Types of Pianos
The vertical piano became popular towards the later part of the 19th century. A vertical piano is any piano with the strings in a vertical position. Vertical pianos come in four sizes: Spinet, Console, Studio, and Upright. The size is measured from the floor to the top of the lid. The name comes from the fact that the strings are mounted vertically when compared to a grand whose strings are mounted horizontally (requiring a large flat space). Vertical pianos have been popular pianos for home use as they take up much less space and produce sufficient volume and tone for the family and living rooms.
A piano in which the strings are strung horizontally in a heavy frame shaped like a harp. These come in the form of grand pianos, baby grand pianos, and concert grand pianos. The most popular is the black, baby grand piano for home use.

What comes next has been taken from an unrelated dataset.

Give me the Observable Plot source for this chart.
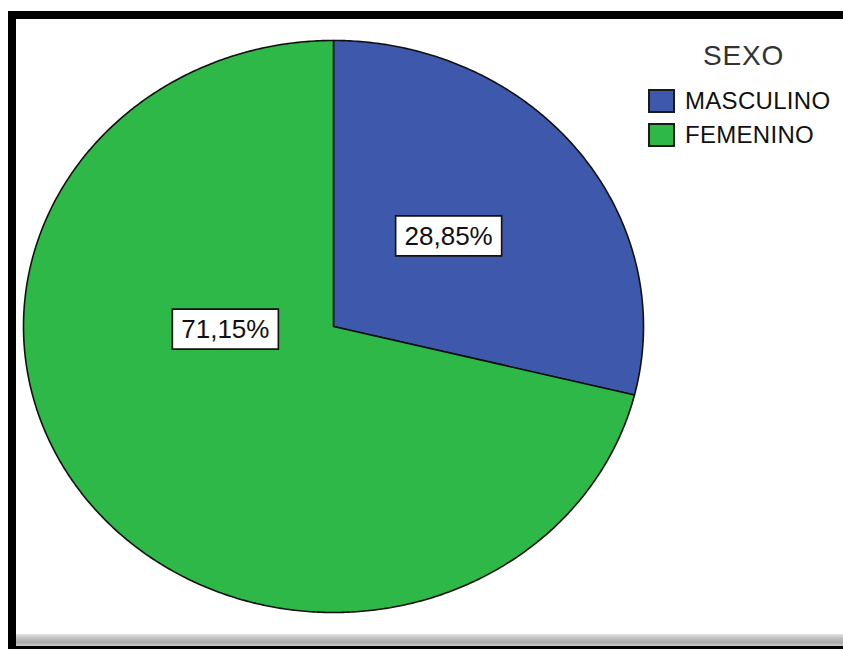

A player piano is a self-playing piano, containing a electro-mechanical mechanism that operates the piano action via programmed music perforated paper, or in rare instances, metallic rolls. The rise of the player piano grew with the rise of the mass-produced piano for the home in the late 19th and early 20th century.
Fort Bend Music Center has qualified technicians that can orchestrate the conversion of a piano to a player piano with the use of a conversion kit. This usually involves removing the bottom of the piano, and inserting a electric mechanism that allows the piano play digital files of some type.
A digital piano is a modern electric musical instrument designed to serve primarily as an alternative to a traditional piano, both in the way it feels to play and in the sound produced. Some digital pianos are also designed to look like an acoustic piano. While digital pianos may fall short of the genuine article in feel and sound, they nevertheless have many advantages over normal pianos.
A musical keyboard is the set of adjacent keys on a musical instrument, particularly the piano. Keyboards typically contain keys for playing the twelve notes of the Western musical scale, with a combination of larger, longer keys and smaller, shorter keys that repeats at the interval of an octave.